**What is being asked:** Transcribe the listing verbatim. Do not carry over any pictures.

**Information shown:**
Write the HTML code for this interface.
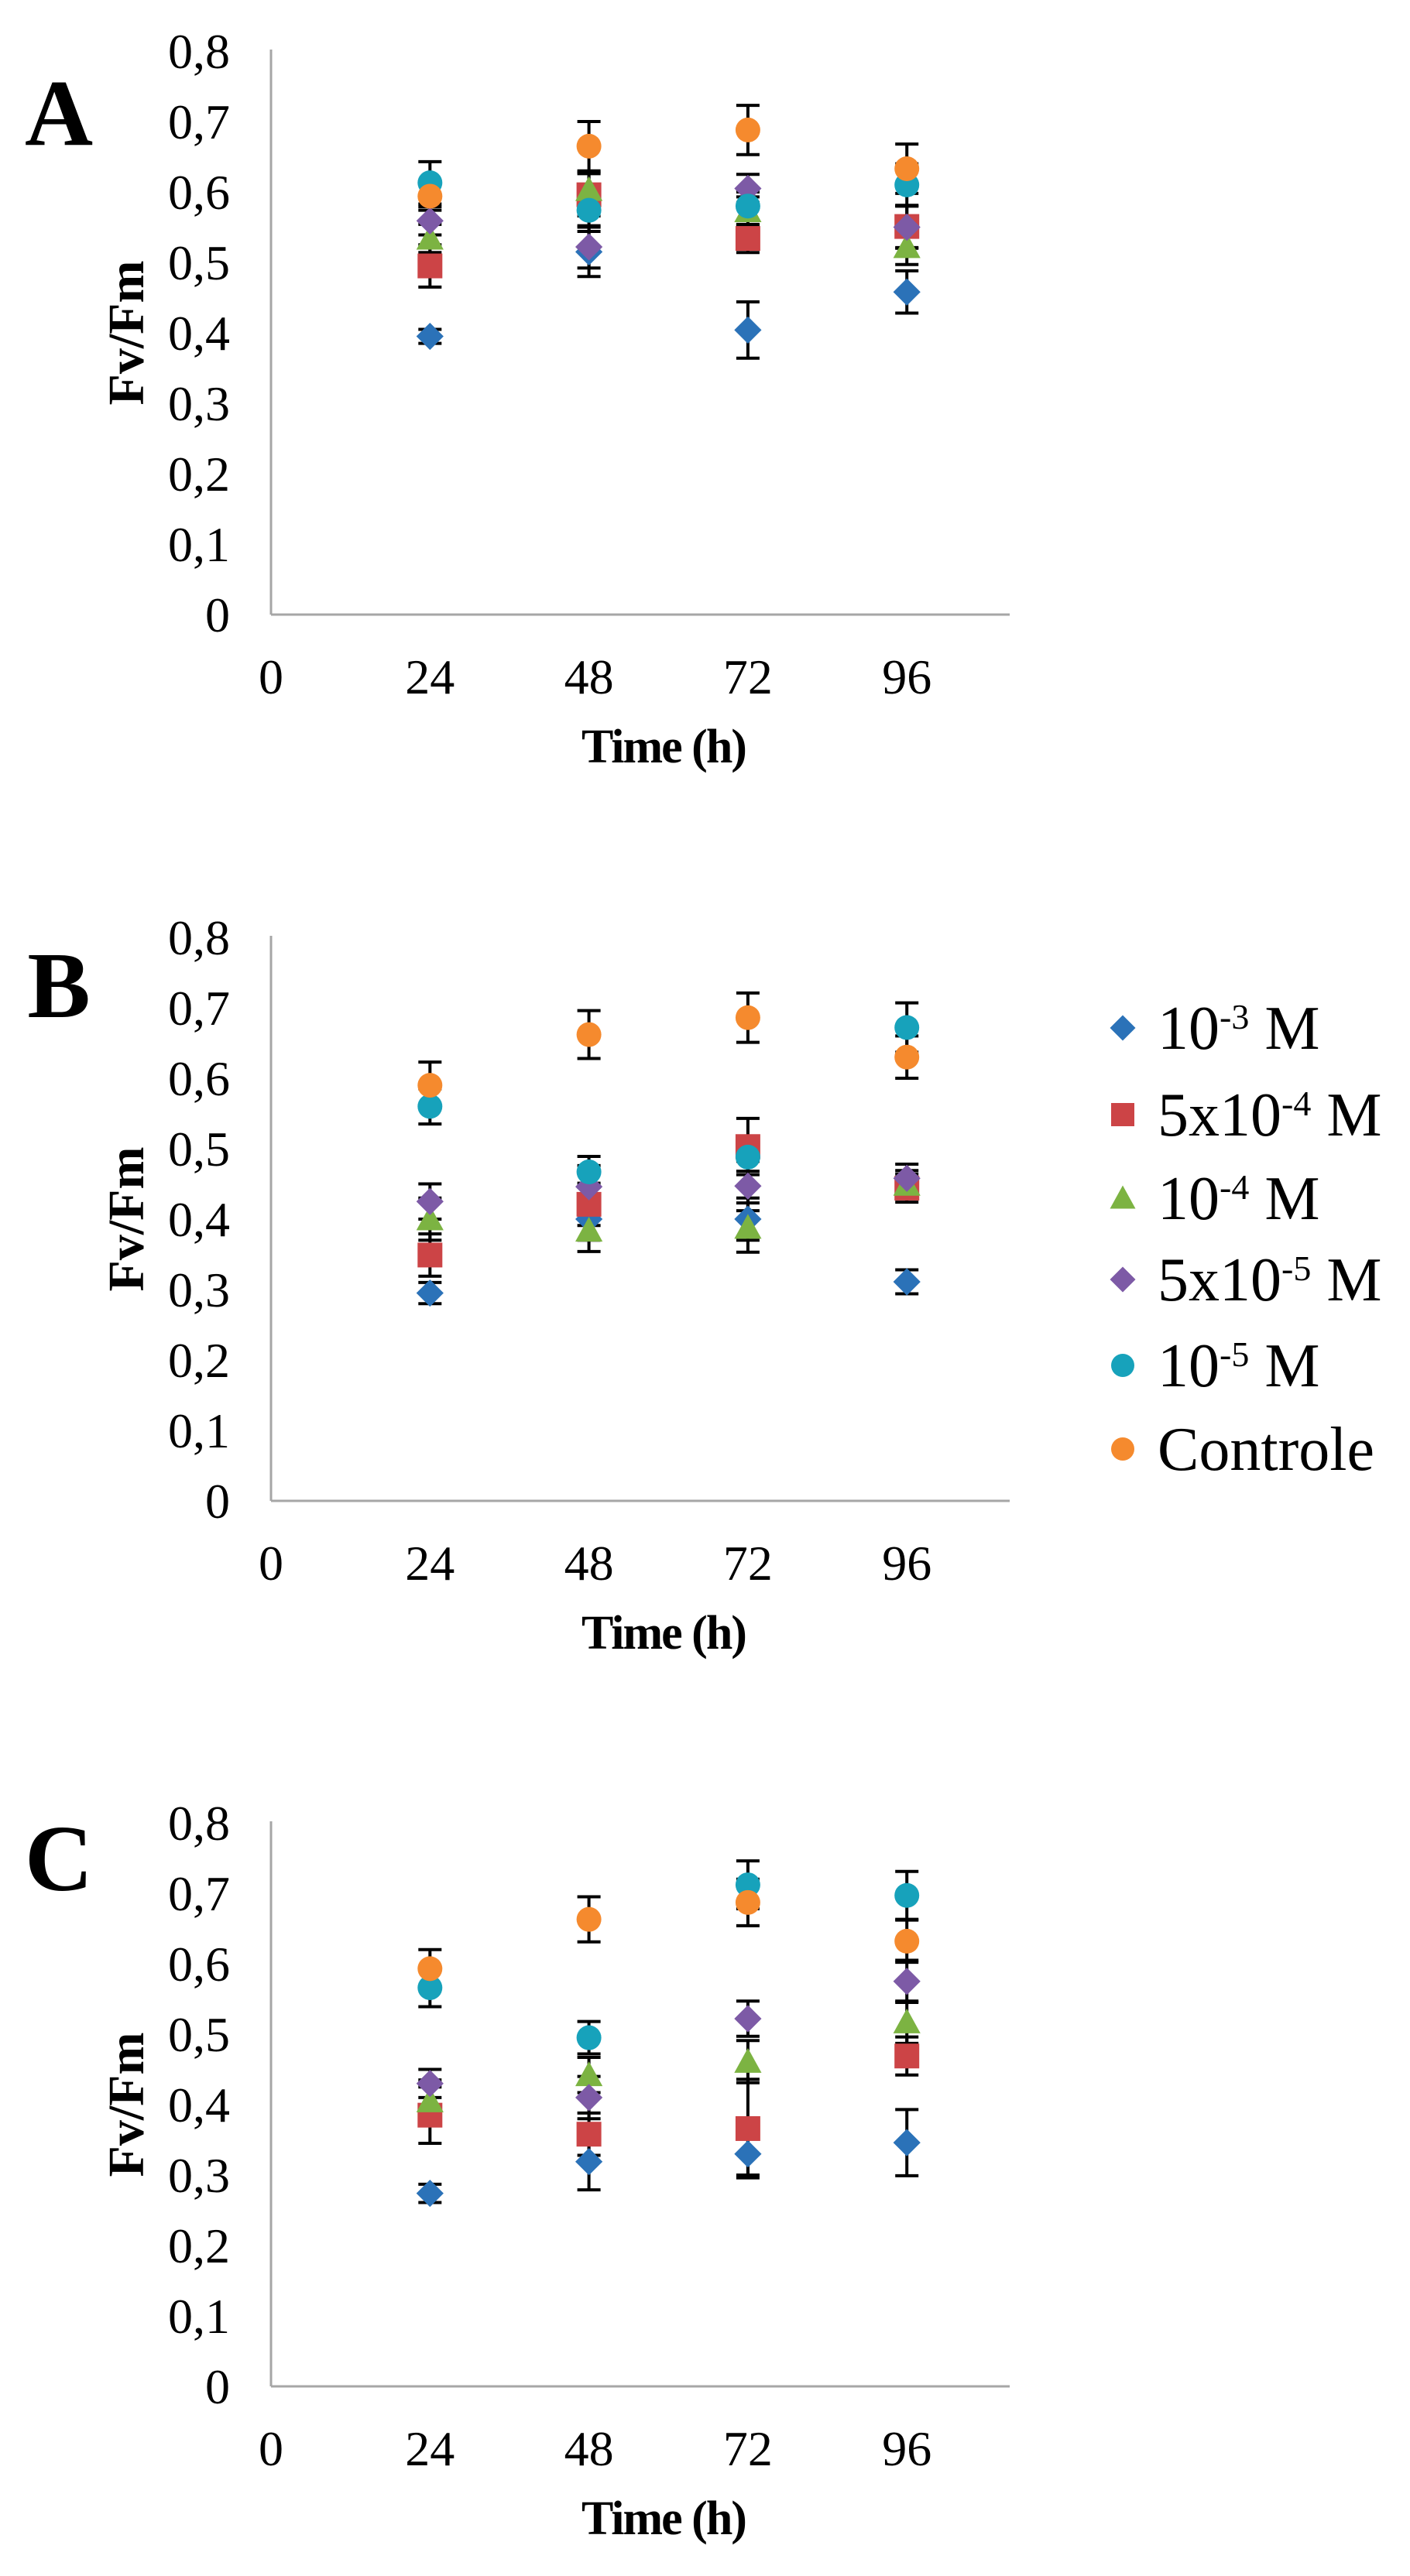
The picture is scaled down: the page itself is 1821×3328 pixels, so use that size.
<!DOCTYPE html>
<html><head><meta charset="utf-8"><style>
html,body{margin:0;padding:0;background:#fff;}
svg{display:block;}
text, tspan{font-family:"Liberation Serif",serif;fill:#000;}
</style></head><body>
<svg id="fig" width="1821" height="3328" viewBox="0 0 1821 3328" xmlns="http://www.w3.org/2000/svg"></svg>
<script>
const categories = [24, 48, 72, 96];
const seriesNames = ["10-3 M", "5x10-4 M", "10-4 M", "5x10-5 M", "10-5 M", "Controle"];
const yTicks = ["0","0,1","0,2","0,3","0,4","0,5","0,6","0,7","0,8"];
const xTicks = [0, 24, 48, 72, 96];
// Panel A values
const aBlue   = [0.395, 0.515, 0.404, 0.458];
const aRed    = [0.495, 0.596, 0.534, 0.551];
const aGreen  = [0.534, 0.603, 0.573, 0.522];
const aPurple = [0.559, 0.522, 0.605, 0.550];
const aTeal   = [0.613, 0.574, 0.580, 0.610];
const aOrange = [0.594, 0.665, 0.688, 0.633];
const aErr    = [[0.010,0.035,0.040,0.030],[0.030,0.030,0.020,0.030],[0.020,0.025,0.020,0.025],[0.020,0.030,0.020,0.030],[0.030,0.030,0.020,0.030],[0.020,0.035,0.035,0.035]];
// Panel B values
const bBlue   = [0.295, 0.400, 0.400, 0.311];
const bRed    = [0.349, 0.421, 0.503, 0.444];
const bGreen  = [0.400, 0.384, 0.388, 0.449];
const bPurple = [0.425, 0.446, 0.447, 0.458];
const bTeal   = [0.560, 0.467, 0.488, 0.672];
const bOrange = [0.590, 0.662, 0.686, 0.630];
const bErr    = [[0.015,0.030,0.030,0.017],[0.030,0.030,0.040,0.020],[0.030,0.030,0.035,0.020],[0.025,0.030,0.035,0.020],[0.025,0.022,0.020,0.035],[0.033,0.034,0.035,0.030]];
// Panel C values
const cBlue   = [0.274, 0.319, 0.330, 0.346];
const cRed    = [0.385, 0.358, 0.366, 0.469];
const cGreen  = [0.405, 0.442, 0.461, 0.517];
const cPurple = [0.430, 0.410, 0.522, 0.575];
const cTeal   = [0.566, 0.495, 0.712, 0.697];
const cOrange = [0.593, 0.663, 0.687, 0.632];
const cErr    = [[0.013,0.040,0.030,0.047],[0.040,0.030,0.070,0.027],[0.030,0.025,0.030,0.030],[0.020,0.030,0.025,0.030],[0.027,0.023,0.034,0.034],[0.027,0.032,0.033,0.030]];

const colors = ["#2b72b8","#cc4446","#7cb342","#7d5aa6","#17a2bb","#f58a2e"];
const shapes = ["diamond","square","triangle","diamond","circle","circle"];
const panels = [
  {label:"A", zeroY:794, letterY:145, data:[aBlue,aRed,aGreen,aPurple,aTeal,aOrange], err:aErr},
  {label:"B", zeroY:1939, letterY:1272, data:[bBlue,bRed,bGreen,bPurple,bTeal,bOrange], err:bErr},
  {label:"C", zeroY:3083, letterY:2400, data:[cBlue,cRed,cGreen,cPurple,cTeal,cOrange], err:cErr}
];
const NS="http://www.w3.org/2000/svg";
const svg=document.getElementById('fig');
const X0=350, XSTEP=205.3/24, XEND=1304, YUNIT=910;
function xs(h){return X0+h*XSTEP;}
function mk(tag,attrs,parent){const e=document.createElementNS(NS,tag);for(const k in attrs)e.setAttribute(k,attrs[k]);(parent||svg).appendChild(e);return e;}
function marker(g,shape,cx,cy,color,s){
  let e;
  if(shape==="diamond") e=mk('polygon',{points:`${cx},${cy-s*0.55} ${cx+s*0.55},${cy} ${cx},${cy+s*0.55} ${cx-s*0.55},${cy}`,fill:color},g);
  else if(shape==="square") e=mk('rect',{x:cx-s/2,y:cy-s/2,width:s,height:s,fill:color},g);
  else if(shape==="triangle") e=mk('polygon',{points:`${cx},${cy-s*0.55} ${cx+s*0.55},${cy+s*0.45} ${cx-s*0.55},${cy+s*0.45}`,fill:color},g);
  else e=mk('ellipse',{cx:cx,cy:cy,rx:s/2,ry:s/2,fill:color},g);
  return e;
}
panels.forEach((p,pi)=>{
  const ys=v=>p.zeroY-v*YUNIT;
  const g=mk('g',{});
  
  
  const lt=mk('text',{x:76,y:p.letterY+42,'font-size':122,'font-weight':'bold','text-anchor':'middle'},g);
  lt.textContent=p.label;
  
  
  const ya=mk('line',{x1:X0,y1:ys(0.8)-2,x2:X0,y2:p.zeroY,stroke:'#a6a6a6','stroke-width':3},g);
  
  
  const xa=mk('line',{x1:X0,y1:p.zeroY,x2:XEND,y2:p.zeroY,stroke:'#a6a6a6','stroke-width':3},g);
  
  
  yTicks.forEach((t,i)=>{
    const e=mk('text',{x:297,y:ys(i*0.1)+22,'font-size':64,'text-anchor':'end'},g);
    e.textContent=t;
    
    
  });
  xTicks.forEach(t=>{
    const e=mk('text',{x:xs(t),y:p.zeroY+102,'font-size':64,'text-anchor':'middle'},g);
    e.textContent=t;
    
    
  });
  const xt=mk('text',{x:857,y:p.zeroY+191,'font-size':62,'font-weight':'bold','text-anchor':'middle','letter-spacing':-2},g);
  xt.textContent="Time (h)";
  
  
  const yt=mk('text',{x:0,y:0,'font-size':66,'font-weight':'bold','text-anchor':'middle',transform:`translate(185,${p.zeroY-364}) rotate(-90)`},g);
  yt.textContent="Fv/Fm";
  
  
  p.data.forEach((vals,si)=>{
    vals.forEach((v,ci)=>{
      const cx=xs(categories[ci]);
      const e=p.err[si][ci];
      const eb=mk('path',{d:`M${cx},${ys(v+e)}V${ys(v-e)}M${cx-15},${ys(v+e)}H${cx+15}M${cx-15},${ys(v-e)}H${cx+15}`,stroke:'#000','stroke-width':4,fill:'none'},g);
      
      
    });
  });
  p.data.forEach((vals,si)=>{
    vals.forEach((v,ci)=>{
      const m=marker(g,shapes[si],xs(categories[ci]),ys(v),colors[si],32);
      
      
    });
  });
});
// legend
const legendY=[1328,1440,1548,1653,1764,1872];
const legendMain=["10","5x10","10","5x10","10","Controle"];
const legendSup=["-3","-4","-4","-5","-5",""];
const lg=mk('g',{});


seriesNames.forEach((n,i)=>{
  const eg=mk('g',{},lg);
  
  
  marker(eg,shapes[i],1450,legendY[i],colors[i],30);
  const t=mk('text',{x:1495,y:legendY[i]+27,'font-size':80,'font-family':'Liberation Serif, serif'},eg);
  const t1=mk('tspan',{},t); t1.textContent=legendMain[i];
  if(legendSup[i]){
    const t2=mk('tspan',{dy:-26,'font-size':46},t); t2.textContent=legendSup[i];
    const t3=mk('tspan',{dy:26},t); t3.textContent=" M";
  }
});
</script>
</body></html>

**Answer to the problem:**
Write the HTML code for this interface.
The picture is scaled down: the page itself is 1821×3328 pixels, so use that size.
<!DOCTYPE html>
<html><head><meta charset="utf-8"><style>
html,body{margin:0;padding:0;background:#fff;}
svg{display:block;}
text, tspan{font-family:"Liberation Serif",serif;fill:#000;}
</style></head><body>
<svg id="fig" width="1821" height="3328" viewBox="0 0 1821 3328" xmlns="http://www.w3.org/2000/svg"></svg>
<script>
const categories = [24, 48, 72, 96];
const seriesNames = ["10-3 M", "5x10-4 M", "10-4 M", "5x10-5 M", "10-5 M", "Controle"];
const yTicks = ["0","0,1","0,2","0,3","0,4","0,5","0,6","0,7","0,8"];
const xTicks = [0, 24, 48, 72, 96];
// Panel A values
const aBlue   = [0.395, 0.515, 0.404, 0.458];
const aRed    = [0.495, 0.596, 0.534, 0.551];
const aGreen  = [0.534, 0.603, 0.573, 0.522];
const aPurple = [0.559, 0.522, 0.605, 0.550];
const aTeal   = [0.613, 0.574, 0.580, 0.610];
const aOrange = [0.594, 0.665, 0.688, 0.633];
const aErr    = [[0.010,0.035,0.040,0.030],[0.030,0.030,0.020,0.030],[0.020,0.025,0.020,0.025],[0.020,0.030,0.020,0.030],[0.030,0.030,0.020,0.030],[0.020,0.035,0.035,0.035]];
// Panel B values
const bBlue   = [0.295, 0.400, 0.400, 0.311];
const bRed    = [0.349, 0.421, 0.503, 0.444];
const bGreen  = [0.400, 0.384, 0.388, 0.449];
const bPurple = [0.425, 0.446, 0.447, 0.458];
const bTeal   = [0.560, 0.467, 0.488, 0.672];
const bOrange = [0.590, 0.662, 0.686, 0.630];
const bErr    = [[0.015,0.030,0.030,0.017],[0.030,0.030,0.040,0.020],[0.030,0.030,0.035,0.020],[0.025,0.030,0.035,0.020],[0.025,0.022,0.020,0.035],[0.033,0.034,0.035,0.030]];
// Panel C values
const cBlue   = [0.274, 0.319, 0.330, 0.346];
const cRed    = [0.385, 0.358, 0.366, 0.469];
const cGreen  = [0.405, 0.442, 0.461, 0.517];
const cPurple = [0.430, 0.410, 0.522, 0.575];
const cTeal   = [0.566, 0.495, 0.712, 0.697];
const cOrange = [0.593, 0.663, 0.687, 0.632];
const cErr    = [[0.013,0.040,0.030,0.047],[0.040,0.030,0.070,0.027],[0.030,0.025,0.030,0.030],[0.020,0.030,0.025,0.030],[0.027,0.023,0.034,0.034],[0.027,0.032,0.033,0.030]];

const colors = ["#2b72b8","#cc4446","#7cb342","#7d5aa6","#17a2bb","#f58a2e"];
const shapes = ["diamond","square","triangle","diamond","circle","circle"];
const panels = [
  {label:"A", zeroY:794, letterY:145, data:[aBlue,aRed,aGreen,aPurple,aTeal,aOrange], err:aErr},
  {label:"B", zeroY:1939, letterY:1272, data:[bBlue,bRed,bGreen,bPurple,bTeal,bOrange], err:bErr},
  {label:"C", zeroY:3083, letterY:2400, data:[cBlue,cRed,cGreen,cPurple,cTeal,cOrange], err:cErr}
];
const NS="http://www.w3.org/2000/svg";
const svg=document.getElementById('fig');
const X0=350, XSTEP=205.3/24, XEND=1304, YUNIT=910;
function xs(h){return X0+h*XSTEP;}
function mk(tag,attrs,parent){const e=document.createElementNS(NS,tag);for(const k in attrs)e.setAttribute(k,attrs[k]);(parent||svg).appendChild(e);return e;}
function marker(g,shape,cx,cy,color,s){
  let e;
  if(shape==="diamond") e=mk('polygon',{points:`${cx},${cy-s*0.55} ${cx+s*0.55},${cy} ${cx},${cy+s*0.55} ${cx-s*0.55},${cy}`,fill:color},g);
  else if(shape==="square") e=mk('rect',{x:cx-s/2,y:cy-s/2,width:s,height:s,fill:color},g);
  else if(shape==="triangle") e=mk('polygon',{points:`${cx},${cy-s*0.55} ${cx+s*0.55},${cy+s*0.45} ${cx-s*0.55},${cy+s*0.45}`,fill:color},g);
  else e=mk('ellipse',{cx:cx,cy:cy,rx:s/2,ry:s/2,fill:color},g);
  return e;
}
panels.forEach((p,pi)=>{
  const ys=v=>p.zeroY-v*YUNIT;
  const g=mk('g',{});
  
  
  const lt=mk('text',{x:76,y:p.letterY+42,'font-size':122,'font-weight':'bold','text-anchor':'middle'},g);
  lt.textContent=p.label;
  
  
  const ya=mk('line',{x1:X0,y1:ys(0.8)-2,x2:X0,y2:p.zeroY,stroke:'#a6a6a6','stroke-width':3},g);
  
  
  const xa=mk('line',{x1:X0,y1:p.zeroY,x2:XEND,y2:p.zeroY,stroke:'#a6a6a6','stroke-width':3},g);
  
  
  yTicks.forEach((t,i)=>{
    const e=mk('text',{x:297,y:ys(i*0.1)+22,'font-size':64,'text-anchor':'end'},g);
    e.textContent=t;
    
    
  });
  xTicks.forEach(t=>{
    const e=mk('text',{x:xs(t),y:p.zeroY+102,'font-size':64,'text-anchor':'middle'},g);
    e.textContent=t;
    
    
  });
  const xt=mk('text',{x:857,y:p.zeroY+191,'font-size':62,'font-weight':'bold','text-anchor':'middle','letter-spacing':-2},g);
  xt.textContent="Time (h)";
  
  
  const yt=mk('text',{x:0,y:0,'font-size':66,'font-weight':'bold','text-anchor':'middle',transform:`translate(185,${p.zeroY-364}) rotate(-90)`},g);
  yt.textContent="Fv/Fm";
  
  
  p.data.forEach((vals,si)=>{
    vals.forEach((v,ci)=>{
      const cx=xs(categories[ci]);
      const e=p.err[si][ci];
      const eb=mk('path',{d:`M${cx},${ys(v+e)}V${ys(v-e)}M${cx-15},${ys(v+e)}H${cx+15}M${cx-15},${ys(v-e)}H${cx+15}`,stroke:'#000','stroke-width':4,fill:'none'},g);
      
      
    });
  });
  p.data.forEach((vals,si)=>{
    vals.forEach((v,ci)=>{
      const m=marker(g,shapes[si],xs(categories[ci]),ys(v),colors[si],32);
      
      
    });
  });
});
// legend
const legendY=[1328,1440,1548,1653,1764,1872];
const legendMain=["10","5x10","10","5x10","10","Controle"];
const legendSup=["-3","-4","-4","-5","-5",""];
const lg=mk('g',{});


seriesNames.forEach((n,i)=>{
  const eg=mk('g',{},lg);
  
  
  marker(eg,shapes[i],1450,legendY[i],colors[i],30);
  const t=mk('text',{x:1495,y:legendY[i]+27,'font-size':80,'font-family':'Liberation Serif, serif'},eg);
  const t1=mk('tspan',{},t); t1.textContent=legendMain[i];
  if(legendSup[i]){
    const t2=mk('tspan',{dy:-26,'font-size':46},t); t2.textContent=legendSup[i];
    const t3=mk('tspan',{dy:26},t); t3.textContent=" M";
  }
});
</script>
</body></html>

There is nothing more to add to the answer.